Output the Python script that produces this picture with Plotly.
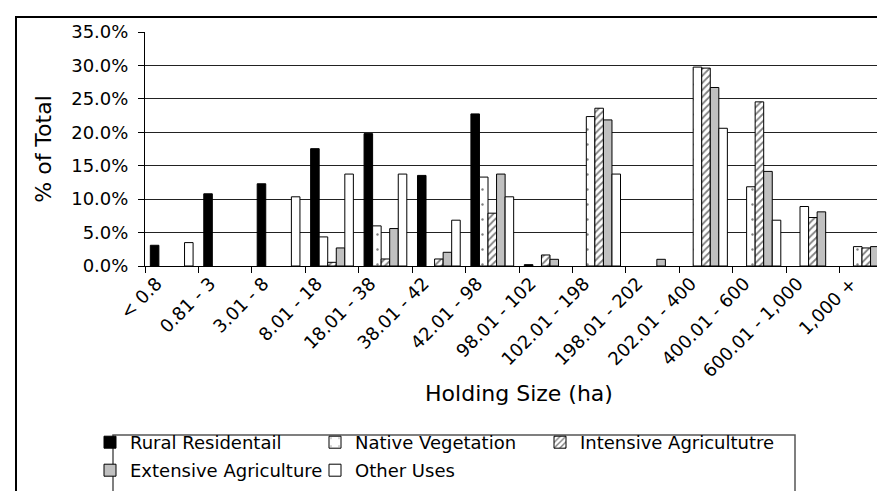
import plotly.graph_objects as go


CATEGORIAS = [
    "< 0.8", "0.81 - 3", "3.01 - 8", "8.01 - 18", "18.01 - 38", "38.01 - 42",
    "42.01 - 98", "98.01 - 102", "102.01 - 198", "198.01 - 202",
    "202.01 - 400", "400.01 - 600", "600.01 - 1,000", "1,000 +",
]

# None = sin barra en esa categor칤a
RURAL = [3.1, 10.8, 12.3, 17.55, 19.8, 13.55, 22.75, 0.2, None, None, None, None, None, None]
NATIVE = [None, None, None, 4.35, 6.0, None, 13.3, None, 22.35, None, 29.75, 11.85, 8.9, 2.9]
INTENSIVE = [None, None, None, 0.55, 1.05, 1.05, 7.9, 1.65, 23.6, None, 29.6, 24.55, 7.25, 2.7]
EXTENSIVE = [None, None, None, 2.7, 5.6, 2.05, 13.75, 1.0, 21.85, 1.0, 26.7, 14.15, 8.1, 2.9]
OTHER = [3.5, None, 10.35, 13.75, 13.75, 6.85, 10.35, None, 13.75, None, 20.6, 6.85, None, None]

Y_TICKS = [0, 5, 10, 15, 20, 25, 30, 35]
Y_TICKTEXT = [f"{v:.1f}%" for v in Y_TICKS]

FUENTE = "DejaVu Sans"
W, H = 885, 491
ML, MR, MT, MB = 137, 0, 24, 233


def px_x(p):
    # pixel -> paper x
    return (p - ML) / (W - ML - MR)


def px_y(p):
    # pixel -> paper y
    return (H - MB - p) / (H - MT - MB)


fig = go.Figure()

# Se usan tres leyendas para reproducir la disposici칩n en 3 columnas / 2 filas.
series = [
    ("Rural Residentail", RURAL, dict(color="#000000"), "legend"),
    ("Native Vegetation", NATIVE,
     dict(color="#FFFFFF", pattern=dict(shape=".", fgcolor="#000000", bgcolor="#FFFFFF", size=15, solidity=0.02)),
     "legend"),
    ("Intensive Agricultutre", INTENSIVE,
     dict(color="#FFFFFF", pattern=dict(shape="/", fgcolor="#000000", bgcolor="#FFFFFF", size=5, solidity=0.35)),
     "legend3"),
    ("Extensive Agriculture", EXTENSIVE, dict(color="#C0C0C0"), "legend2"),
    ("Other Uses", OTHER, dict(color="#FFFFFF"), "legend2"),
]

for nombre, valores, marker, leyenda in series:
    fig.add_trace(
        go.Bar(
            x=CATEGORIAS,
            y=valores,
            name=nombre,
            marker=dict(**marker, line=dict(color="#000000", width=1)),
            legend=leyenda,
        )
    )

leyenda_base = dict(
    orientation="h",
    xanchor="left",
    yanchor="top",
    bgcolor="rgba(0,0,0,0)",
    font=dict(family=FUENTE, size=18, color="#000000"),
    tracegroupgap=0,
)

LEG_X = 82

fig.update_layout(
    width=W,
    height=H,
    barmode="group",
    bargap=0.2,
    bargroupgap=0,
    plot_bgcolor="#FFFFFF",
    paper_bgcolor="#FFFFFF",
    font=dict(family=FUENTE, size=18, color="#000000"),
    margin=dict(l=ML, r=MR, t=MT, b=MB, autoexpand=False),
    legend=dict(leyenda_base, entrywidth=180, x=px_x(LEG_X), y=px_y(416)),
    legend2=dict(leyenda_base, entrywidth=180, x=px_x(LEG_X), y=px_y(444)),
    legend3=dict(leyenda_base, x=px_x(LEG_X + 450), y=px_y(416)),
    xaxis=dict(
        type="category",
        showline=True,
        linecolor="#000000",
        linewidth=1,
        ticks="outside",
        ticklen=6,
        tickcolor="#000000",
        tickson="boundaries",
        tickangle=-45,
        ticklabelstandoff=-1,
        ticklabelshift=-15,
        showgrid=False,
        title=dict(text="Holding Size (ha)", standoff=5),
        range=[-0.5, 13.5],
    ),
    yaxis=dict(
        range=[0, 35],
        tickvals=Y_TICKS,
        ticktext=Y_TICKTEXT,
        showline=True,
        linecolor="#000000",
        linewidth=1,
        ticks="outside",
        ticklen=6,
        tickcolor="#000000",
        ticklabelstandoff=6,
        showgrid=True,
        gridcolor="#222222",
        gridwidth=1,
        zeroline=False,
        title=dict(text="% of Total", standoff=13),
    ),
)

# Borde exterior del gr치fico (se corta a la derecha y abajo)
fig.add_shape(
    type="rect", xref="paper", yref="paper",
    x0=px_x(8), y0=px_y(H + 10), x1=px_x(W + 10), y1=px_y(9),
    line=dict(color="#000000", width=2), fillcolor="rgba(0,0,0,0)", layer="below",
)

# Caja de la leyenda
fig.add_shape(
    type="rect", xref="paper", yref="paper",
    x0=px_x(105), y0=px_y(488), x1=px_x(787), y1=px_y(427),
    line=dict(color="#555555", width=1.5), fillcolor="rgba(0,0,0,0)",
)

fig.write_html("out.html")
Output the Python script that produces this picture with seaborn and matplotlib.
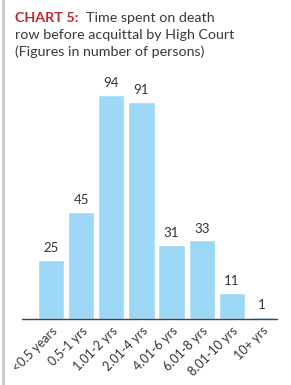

Work to be completed: From the data, pick out every line that includes "picture".

Solution below:
Output the Python script that produces this picture with Plotly.
Output the Python script that produces this picture with seaborn and matplotlib.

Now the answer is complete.